PROMPT:
Extract everything from the first line through the line with "const pressureLabels = [0, 200, 400, 600, 800, 1000, 1200];", both ends included, except for any pictures.

INFORMATION PROVIDED:

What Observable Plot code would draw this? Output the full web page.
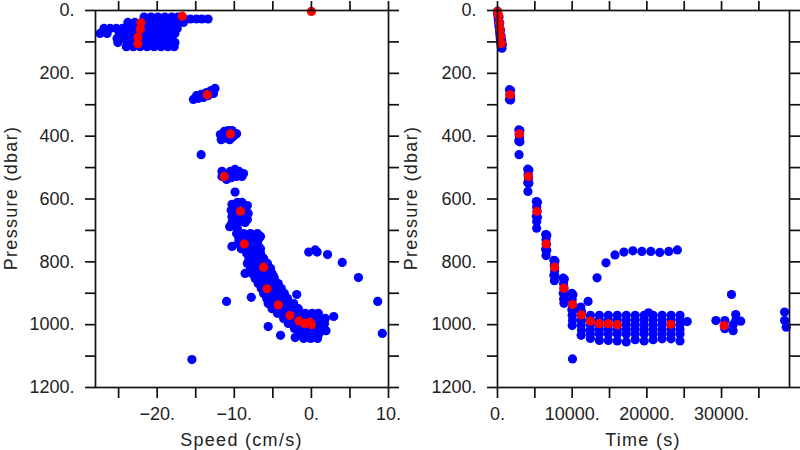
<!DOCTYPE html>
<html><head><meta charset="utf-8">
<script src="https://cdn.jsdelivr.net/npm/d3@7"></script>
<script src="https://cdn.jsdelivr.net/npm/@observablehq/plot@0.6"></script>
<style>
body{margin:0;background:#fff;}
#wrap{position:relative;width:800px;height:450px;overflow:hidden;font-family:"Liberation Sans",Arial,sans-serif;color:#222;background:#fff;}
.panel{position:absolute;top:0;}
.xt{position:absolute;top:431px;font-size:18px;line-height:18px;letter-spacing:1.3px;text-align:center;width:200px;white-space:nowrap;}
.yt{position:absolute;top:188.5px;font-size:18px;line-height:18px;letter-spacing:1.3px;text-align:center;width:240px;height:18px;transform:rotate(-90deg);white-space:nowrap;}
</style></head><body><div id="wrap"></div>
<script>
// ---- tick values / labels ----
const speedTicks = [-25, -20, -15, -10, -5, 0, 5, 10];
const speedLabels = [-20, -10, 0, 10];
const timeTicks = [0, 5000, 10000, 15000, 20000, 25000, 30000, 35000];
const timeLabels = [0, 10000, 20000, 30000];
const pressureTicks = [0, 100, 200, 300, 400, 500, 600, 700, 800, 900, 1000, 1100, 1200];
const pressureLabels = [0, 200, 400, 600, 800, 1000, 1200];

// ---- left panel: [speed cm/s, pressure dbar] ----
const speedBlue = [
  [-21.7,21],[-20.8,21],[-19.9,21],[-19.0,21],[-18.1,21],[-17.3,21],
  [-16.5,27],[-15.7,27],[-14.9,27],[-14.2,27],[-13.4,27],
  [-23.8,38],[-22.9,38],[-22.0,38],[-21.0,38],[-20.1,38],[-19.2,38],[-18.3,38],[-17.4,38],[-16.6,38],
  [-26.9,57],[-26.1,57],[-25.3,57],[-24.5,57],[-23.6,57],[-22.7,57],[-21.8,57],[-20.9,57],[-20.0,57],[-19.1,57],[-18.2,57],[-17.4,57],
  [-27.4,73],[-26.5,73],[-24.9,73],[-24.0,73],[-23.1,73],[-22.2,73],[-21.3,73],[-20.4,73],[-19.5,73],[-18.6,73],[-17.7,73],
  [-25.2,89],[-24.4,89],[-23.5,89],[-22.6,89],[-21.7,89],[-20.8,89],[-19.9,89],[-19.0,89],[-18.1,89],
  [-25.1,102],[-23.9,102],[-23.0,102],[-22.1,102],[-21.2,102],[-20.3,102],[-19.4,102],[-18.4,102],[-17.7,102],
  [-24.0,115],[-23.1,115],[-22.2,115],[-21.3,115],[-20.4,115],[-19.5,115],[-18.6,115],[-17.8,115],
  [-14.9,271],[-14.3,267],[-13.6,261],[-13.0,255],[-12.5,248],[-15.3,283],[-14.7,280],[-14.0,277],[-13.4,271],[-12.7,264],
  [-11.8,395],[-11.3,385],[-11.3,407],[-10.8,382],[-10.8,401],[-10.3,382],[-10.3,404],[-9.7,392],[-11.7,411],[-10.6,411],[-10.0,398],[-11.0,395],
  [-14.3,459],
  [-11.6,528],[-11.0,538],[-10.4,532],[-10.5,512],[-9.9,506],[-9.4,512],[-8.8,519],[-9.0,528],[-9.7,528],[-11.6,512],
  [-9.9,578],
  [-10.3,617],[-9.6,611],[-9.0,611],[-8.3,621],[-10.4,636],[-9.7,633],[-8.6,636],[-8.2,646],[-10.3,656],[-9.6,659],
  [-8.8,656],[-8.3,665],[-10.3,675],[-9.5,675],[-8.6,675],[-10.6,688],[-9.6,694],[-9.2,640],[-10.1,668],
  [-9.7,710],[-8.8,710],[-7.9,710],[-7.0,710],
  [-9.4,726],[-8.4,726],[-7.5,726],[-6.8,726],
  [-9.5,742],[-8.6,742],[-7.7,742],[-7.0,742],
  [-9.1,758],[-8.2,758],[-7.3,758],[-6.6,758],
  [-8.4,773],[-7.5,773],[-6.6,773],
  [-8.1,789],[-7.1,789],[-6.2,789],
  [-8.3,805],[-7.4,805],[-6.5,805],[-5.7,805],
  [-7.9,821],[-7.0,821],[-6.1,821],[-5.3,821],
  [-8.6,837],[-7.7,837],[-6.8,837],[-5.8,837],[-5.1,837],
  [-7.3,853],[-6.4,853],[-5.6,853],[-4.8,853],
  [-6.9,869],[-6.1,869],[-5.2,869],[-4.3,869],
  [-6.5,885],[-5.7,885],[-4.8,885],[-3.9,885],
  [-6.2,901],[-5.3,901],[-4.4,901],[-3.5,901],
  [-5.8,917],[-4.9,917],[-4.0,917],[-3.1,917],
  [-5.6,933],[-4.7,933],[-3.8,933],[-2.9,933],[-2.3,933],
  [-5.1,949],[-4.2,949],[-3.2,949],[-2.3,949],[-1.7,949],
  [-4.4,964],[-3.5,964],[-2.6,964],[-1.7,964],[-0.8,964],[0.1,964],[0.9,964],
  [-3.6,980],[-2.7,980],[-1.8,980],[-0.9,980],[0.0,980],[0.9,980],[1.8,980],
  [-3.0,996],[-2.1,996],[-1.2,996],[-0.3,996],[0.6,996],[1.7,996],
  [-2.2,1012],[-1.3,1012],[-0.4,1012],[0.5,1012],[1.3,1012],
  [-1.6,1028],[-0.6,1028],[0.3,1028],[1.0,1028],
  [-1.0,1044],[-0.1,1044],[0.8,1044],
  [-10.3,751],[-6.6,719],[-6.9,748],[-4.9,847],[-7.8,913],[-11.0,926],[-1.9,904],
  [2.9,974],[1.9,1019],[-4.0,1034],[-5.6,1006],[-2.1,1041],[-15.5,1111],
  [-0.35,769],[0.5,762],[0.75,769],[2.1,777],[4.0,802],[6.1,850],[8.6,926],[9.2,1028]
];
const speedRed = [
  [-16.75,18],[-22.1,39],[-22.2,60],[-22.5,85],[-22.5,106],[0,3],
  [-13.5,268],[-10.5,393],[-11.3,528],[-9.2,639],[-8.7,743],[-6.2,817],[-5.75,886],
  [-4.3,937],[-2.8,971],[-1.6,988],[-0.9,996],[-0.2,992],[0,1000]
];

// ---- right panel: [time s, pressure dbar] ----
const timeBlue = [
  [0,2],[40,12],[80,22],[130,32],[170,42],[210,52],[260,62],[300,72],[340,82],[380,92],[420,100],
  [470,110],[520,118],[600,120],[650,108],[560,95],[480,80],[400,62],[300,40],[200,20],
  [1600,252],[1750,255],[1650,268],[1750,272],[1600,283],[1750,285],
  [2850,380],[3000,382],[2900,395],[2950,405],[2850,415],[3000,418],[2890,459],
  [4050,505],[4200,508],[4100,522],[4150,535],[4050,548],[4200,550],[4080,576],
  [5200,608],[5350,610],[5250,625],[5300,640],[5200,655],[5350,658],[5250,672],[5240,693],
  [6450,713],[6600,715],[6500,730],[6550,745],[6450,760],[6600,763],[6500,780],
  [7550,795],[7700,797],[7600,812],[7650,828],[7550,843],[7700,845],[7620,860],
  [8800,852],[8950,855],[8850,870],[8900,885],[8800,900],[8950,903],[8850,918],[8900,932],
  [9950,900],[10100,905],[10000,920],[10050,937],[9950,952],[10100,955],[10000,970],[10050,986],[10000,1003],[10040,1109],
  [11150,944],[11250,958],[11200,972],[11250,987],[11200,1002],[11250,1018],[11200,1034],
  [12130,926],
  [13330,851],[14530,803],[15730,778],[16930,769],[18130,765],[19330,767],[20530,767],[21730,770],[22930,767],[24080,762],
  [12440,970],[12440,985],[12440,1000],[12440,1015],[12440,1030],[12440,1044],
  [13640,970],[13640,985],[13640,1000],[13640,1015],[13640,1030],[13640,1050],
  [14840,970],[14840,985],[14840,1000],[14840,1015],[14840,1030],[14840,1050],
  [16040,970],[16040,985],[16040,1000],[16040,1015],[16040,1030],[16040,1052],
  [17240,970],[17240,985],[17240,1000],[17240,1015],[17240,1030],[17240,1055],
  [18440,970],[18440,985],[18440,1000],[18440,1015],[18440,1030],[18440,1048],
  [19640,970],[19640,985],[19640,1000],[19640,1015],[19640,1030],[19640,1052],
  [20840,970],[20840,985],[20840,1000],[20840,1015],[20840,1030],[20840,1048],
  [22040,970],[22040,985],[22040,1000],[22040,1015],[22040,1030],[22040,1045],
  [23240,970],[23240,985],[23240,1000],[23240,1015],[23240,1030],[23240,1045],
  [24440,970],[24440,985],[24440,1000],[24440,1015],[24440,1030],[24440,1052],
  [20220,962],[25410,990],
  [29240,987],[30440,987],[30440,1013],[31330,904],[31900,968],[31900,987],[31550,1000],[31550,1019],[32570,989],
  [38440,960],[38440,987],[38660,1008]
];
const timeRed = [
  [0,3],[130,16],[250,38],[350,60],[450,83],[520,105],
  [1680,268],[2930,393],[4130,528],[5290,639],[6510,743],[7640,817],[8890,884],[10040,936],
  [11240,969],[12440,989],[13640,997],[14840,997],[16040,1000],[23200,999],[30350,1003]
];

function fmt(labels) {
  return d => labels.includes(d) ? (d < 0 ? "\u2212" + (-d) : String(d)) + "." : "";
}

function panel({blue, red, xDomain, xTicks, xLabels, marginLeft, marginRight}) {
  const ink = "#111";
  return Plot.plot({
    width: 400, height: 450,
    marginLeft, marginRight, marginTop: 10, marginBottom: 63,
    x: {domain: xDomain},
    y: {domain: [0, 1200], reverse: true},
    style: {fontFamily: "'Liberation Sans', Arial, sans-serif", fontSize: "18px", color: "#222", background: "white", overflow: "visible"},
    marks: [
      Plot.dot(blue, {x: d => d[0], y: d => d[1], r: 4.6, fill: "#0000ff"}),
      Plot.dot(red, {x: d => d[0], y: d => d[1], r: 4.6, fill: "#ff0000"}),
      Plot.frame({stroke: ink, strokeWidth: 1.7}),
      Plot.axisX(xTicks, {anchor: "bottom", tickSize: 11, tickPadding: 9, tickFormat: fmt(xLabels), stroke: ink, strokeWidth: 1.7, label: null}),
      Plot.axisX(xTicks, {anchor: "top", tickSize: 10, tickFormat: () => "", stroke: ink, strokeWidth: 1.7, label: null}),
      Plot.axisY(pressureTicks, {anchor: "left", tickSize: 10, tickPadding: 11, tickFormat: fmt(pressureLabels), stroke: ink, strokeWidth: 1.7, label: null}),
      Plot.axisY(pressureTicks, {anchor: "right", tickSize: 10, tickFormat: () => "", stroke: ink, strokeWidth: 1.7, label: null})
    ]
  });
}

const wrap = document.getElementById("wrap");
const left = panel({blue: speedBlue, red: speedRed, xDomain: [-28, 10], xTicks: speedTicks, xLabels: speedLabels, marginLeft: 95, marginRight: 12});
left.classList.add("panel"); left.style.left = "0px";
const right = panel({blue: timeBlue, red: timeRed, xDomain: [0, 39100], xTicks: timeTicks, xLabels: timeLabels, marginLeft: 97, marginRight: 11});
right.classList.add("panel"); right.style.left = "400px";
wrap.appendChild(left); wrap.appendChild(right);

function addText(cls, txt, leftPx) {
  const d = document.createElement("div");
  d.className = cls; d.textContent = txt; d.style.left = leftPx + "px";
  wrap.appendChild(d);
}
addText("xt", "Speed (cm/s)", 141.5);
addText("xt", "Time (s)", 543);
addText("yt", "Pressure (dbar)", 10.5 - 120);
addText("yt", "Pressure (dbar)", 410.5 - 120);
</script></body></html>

ANSWER IN FULL:
What Observable Plot code would draw this? Output the full web page.
<!DOCTYPE html>
<html><head><meta charset="utf-8">
<script src="https://cdn.jsdelivr.net/npm/d3@7"></script>
<script src="https://cdn.jsdelivr.net/npm/@observablehq/plot@0.6"></script>
<style>
body{margin:0;background:#fff;}
#wrap{position:relative;width:800px;height:450px;overflow:hidden;font-family:"Liberation Sans",Arial,sans-serif;color:#222;background:#fff;}
.panel{position:absolute;top:0;}
.xt{position:absolute;top:431px;font-size:18px;line-height:18px;letter-spacing:1.3px;text-align:center;width:200px;white-space:nowrap;}
.yt{position:absolute;top:188.5px;font-size:18px;line-height:18px;letter-spacing:1.3px;text-align:center;width:240px;height:18px;transform:rotate(-90deg);white-space:nowrap;}
</style></head><body><div id="wrap"></div>
<script>
// ---- tick values / labels ----
const speedTicks = [-25, -20, -15, -10, -5, 0, 5, 10];
const speedLabels = [-20, -10, 0, 10];
const timeTicks = [0, 5000, 10000, 15000, 20000, 25000, 30000, 35000];
const timeLabels = [0, 10000, 20000, 30000];
const pressureTicks = [0, 100, 200, 300, 400, 500, 600, 700, 800, 900, 1000, 1100, 1200];
const pressureLabels = [0, 200, 400, 600, 800, 1000, 1200];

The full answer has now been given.